Geochemistry of Neoarchean (ca. 2.55–2.50 Ga) volcanic and ophiolitic rocks in the Wutaishan greenstone belt, central orogenic belt, North China craton: Implications for geodynamic setting and continental growth

Abstract

Geological investigation of the Neoarchean (2.55–2.50 Ga) Wutaishan greenstone belt in the central orogenic belt of the North China craton has provided new information on the geodynamic origin of this belt and its mineral deposits. Structural, geochronological, and geochemical characteristics of the Wutaishan greenstone belt suggest that it formed in a forearc tectonic environment at ca. 2.55 Ga and accreted to the Eastern continental block at ca. 2.50 Ga.
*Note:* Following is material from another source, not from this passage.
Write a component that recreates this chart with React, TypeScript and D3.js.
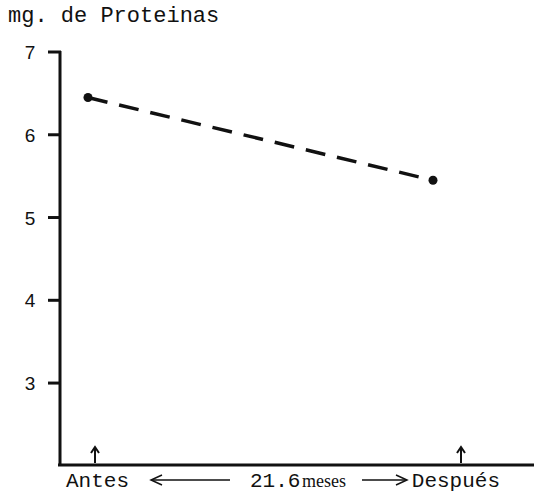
import { useEffect, useRef } from 'react'
import * as d3 from 'd3'

const categories = ['Antes', 'Después']
const months = [0, 21.6]
const proteins = [6.45, 5.45]
const yTicks = [3, 4, 5, 6, 7]
const yLabel = 'mg. de Proteinas'
const periodLabel = '21.6'
const periodUnit = 'meses'

export default function App() {
  const svgRef = useRef<SVGSVGElement>(null)

  useEffect(() => {
    if (!svgRef.current) return
    const width = 534
    const height = 492
    const svg = d3.select(svgRef.current)
    svg.selectAll('*').remove()

    const axisX = 60
    const axisY = 465

    const x = d3.scaleLinear().domain([0, 21.6]).range([88, 433])
    const y = d3.scaleLinear().domain([2.01, 7]).range([axisY, 52])

    const data = months.map((m, i) => ({ m, v: proteins[i], c: categories[i] }))

    // y label
    svg.append('text')
      .attr('x', 8).attr('y', 22)
      .attr('font-family', 'Liberation Mono, DejaVu Sans Mono, monospace')
      .attr('font-size', 22).attr('fill', '#111')
      .text(yLabel)

    // y axis line
    svg.append('line')
      .attr('x1', axisX).attr('x2', axisX)
      .attr('y1', y(7) - 1).attr('y2', axisY + 1)
      .attr('stroke', '#111').attr('stroke-width', 3)

    // x axis line
    svg.append('line')
      .attr('x1', axisX - 2).attr('x2', width)
      .attr('y1', axisY).attr('y2', axisY)
      .attr('stroke', '#111').attr('stroke-width', 3)

    // ticks
    const ticks = svg.append('g')
    ticks.selectAll('line')
      .data(yTicks)
      .join('line')
      .attr('x1', axisX - 12).attr('x2', axisX + 1)
      .attr('y1', d => y(d)).attr('y2', d => y(d))
      .attr('stroke', '#111').attr('stroke-width', 3)
    ticks.selectAll('text')
      .data(yTicks)
      .join('text')
      .attr('x', 30).attr('y', d => y(d) + 7)
      .attr('text-anchor', 'middle')
      .attr('font-family', 'Liberation Sans, Arial, sans-serif')
      .attr('font-size', 19).attr('fill', '#111')
      .text(d => d)

    // dashed line
    const line = d3.line<{ m: number; v: number }>().x(d => x(d.m)).y(d => y(d.v))
    svg.append('path')
      .datum(data)
      .attr('d', line)
      .attr('fill', 'none')
      .attr('stroke', '#111').attr('stroke-width', 3.5)
      .attr('stroke-dasharray', '20 12')

    svg.selectAll('circle.pt')
      .data(data)
      .join('circle')
      .attr('class', 'pt')
      .attr('cx', d => x(d.m)).attr('cy', d => y(d.v))
      .attr('r', 4.5).attr('fill', '#111')

    // arrows marking the two moments
    const arrowOffsets = [7, 28]
    const arrows = svg.append('g')
    data.forEach((d, i) => {
      const ax = x(d.m) + arrowOffsets[i]
      arrows.append('line')
        .attr('x1', ax).attr('x2', ax)
        .attr('y1', axisY - 2).attr('y2', axisY - 17)
        .attr('stroke', '#111').attr('stroke-width', 2)
      arrows.append('path')
        .attr('d', `M${ax - 4},${axisY - 12}L${ax},${axisY - 18}L${ax + 4},${axisY - 12}`)
        .attr('fill', 'none').attr('stroke', '#111').attr('stroke-width', 2)
    })

    // bottom labels
    const mono = 'Liberation Mono, DejaVu Sans Mono, monospace'
    svg.append('text')
      .attr('x', 66).attr('y', 487)
      .attr('font-family', mono).attr('font-size', 21).attr('fill', '#111')
      .text(categories[0])
    svg.append('text')
      .attr('x', 500).attr('y', 487)
      .attr('text-anchor', 'end')
      .attr('font-family', mono).attr('font-size', 21).attr('fill', '#111')
      .text(categories[1])

    svg.append('text')
      .attr('x', 250).attr('y', 487)
      .attr('font-family', mono).attr('font-size', 21).attr('fill', '#111')
      .text(periodLabel)
    svg.append('text')
      .attr('x', 302).attr('y', 487)
      .attr('font-family', 'Liberation Serif, serif').attr('font-size', 18).attr('fill', '#111')
      .text(periodUnit)

    // left arrow
    svg.append('line')
      .attr('x1', 152).attr('x2', 230).attr('y1', 480).attr('y2', 480)
      .attr('stroke', '#111').attr('stroke-width', 1.5)
    svg.append('path')
      .attr('d', 'M162,475L151,480L162,485')
      .attr('fill', 'none').attr('stroke', '#111').attr('stroke-width', 1.5)
    // right arrow
    svg.append('line')
      .attr('x1', 362).attr('x2', 406).attr('y1', 480).attr('y2', 480)
      .attr('stroke', '#111').attr('stroke-width', 1.5)
    svg.append('path')
      .attr('d', 'M396,475L407,480L396,485')
      .attr('fill', 'none').attr('stroke', '#111').attr('stroke-width', 1.5)

    svg.attr('width', width).attr('height', height)
  }, [])

  return (
    <svg
      ref={svgRef}
      width={534}
      height={492}
      style={{ position: 'absolute', left: 0, top: 0, background: '#fff' }}
    />
  )
}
A ridge subduction model is proposed to explain several unique geological features of the Wutaishan greenstone belt, such as the generation of dunites and chromitite-hosting harzburgites with U-shaped rare earth element (REE) patterns, formation of volcanogenic massive sulphides (VMS) and banded iron formations (BIF), extrusion of mafic to felsic volcanic rocks, and intrusion of tonalite-trondhjemite-granodiorite plutons (TTG). Anomalously high geothermal gradients in the subarc mantle-wedge beneath the Wutaishan forearc may have increased its buoyancy, resulting in its accretion to the continental crust. We propose that ridge subduction also played an important role in the growth of Archean continental crust. In this model, the origin of Archean TTG is genetically linked to eclogites through partial melting of accreted and/or underplated oceanic plateaus and normal oceanic crust under amphibolite to eclogite metamorphic conditions by upwelling of an anomalously hot asthenospheric mantle window resulting from ridge subduction. TTG suites intruding Archean accretionary complexes formed the nuclei of intra-oceanic island arcs; subsequent juxtaposition of these arcs resulted in the lateral growth of Archean continental crust.